For different particles the final position and time of detection would be different so their calculated momenta would be different as well. For an ensemble of such particles the uncertainty relation would hold.

This cannot be. If you accept quantum theory then the uncertainty relation follows. It's a mathematical conclusion.

If you have prepared a particle to be a pretty sharp position at $t=t_0$, then necessarily it must have a pretty large uncertainty in momentum. If you now propagate the particle to a time $t=t_1>t_0$ using the dynamical rules of quantum theory necessarily the position uncertainty (i.e., the standard deviation of the position observable) must get larger. For a free particle the momentum uncertainty stays the same. So you rather get a larger uncertainty product than it was at $t=t_0$. The uncertainty relation thus holds at any later time.

 

[AndreiB]

If you have prepared a particle to be a pretty sharp position at $t=t_0$, then necessarily it must have a pretty large uncertainty in momentum.

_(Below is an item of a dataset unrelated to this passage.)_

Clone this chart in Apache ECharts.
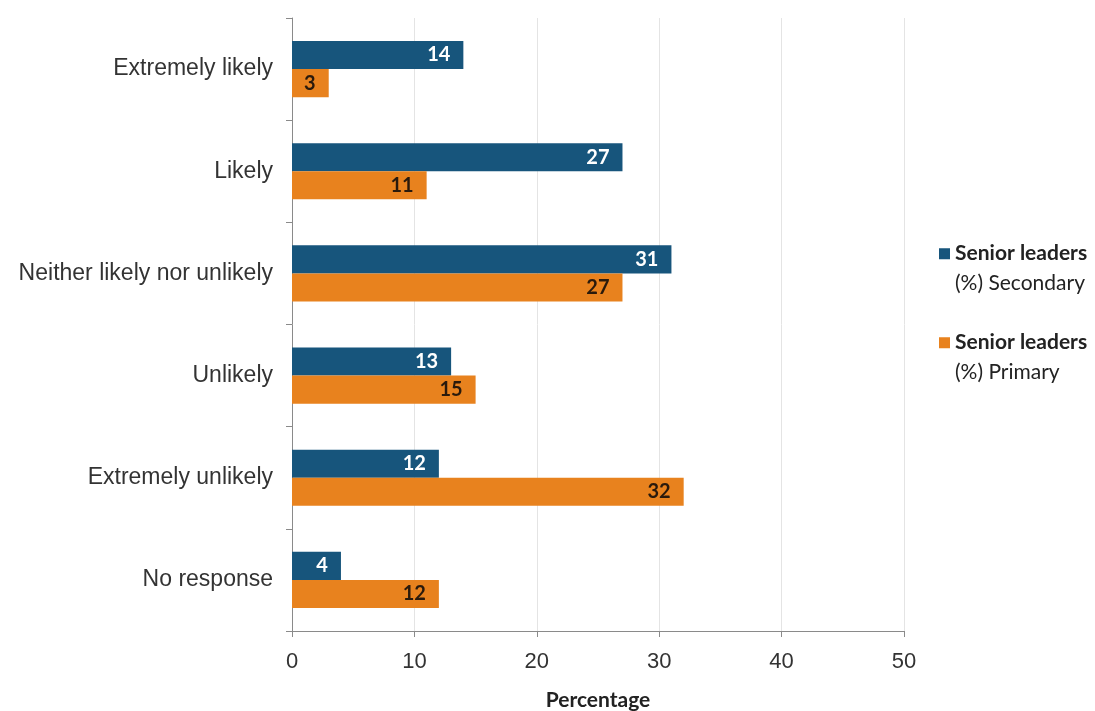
<!DOCTYPE html>
<html>
<head>
<meta charset="utf-8">
<script src="https://cdn.jsdelivr.net/npm/echarts@6/dist/echarts.min.js"></script>
<style>html,body{margin:0;padding:0;background:#fff}#c{width:1095px;height:711px}</style>
</head>
<body>
<div id="c"></div>
<script>
const categories = ['Extremely likely', 'Likely', 'Neither likely nor unlikely', 'Unlikely', 'Extremely unlikely', 'No response'];
const secondary = [14, 27, 31, 13, 12, 4];
const primary = [3, 11, 27, 15, 32, 12];
const xTicks = { min: 0, max: 50, interval: 10 };
const seriesNames = ['Senior leaders\n(%) Secondary', 'Senior leaders\n(%) Primary'];

const chart = echarts.init(document.getElementById('c'));
const legendIcon = 'path://M0,0L10,0L10,10L0,10Z M0,36.9L0.01,36.9L0.01,37L0,37Z';
chart.setOption({
  animation: false,
  grid: { left: 292, right: 191, top: 18, bottom: 80, outerBoundsMode: 'none', containLabel: false },
  legend: {
    orient: 'vertical',
    left: 934,
    top: 238,
    itemGap: 38,
    itemWidth: 11,
    itemHeight: 41,
    icon: legendIcon,
    data: seriesNames,
    formatter: function (name) {
      const parts = name.split('\n');
      return '{a|' + parts[0] + '}\n{b|' + parts[1] + '}';
    },
    textStyle: {
      rich: {
        a: { fontFamily: 'Lato', fontSize: 21, fontWeight: 'bold', color: '#222', lineHeight: 30 },
        b: { fontFamily: 'Lato', fontSize: 21, color: '#222', lineHeight: 30 }
      }
    }
  },
  xAxis: {
    type: 'value',
    min: xTicks.min, max: xTicks.max, interval: xTicks.interval,
    name: 'Percentage',
    nameLocation: 'middle',
    nameGap: 59,
    nameTextStyle: { fontFamily: 'Lato', fontSize: 21, fontWeight: 'bold', color: '#222' },
    axisLine: { show: true, lineStyle: { color: '#8a8a8a', width: 1 } },
    axisTick: { show: true, length: 6, lineStyle: { color: '#8a8a8a' } },
    axisLabel: { fontFamily: 'Liberation Sans', fontSize: 22, color: '#333', margin: 20 },
    splitLine: { show: true, lineStyle: { color: '#e4e4e4' } }
  },
  yAxis: {
    type: 'category',
    inverse: true,
    data: categories,
    axisLine: { show: true, lineStyle: { color: '#8a8a8a', width: 1 } },
    axisTick: { show: true, length: 6, lineStyle: { color: '#8a8a8a' } },
    axisLabel: { fontFamily: 'Liberation Sans', fontSize: 23, color: '#333', margin: 19 },
    splitLine: { show: false }
  },
  series: [
    {
      name: seriesNames[0], type: 'bar', data: secondary,
      barGap: '0%', barCategoryGap: '45%',
      itemStyle: { color: '#17557c' },
      label: { show: true, position: 'insideRight', distance: 13, color: '#fff', fontFamily: 'Lato', fontWeight: 'bold', fontSize: 20 }
    },
    {
      name: seriesNames[1], type: 'bar', data: primary,
      barGap: '0%', barCategoryGap: '45%',
      itemStyle: { color: '#e8821e' },
      label: { show: true, position: 'insideRight', distance: 13, color: '#2a1a0c', fontFamily: 'Lato', fontWeight: 'bold', fontSize: 20 }
    }
  ]
});
</script>
</body>
</html>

Indeed. That uncertainty persists until you finally detect the particle at t1. Before t1 you are uncertain. After t1 you know the momentum, you are not uncertain anymore. This is what Heisenberg points out in that quote. Uncertainty is about future (immediately after t0 - you do not know x1 and t1), not about past (after t1). Uncertainty limits your predictions, not postdictions.

 

[AndreiB]

If you now propagate the particle to a time $t=t_1>t_0$ using the dynamical rules of quantum theory...

Those dynamical rules stop at t1 since the measurement collapses the state.

 

[vanhees71]

But it doesn't stop the meaning of the state as a probabilistic description!

 

[PeterDonis]

Why so? It tells you that the particle traveled the distance X1-X0 in the amount of time given by t1-t0. The physical meaning is crystal clear.

Classically, perhaps. But we are not talking about classical physics. We are talking about quantum physics. You can't apply classical reasoning to quantum physics.

How would you measure momentum so that it means something physically?

By measuring momentum. For example, by measuring the impulse transferred by the object to some measuring device.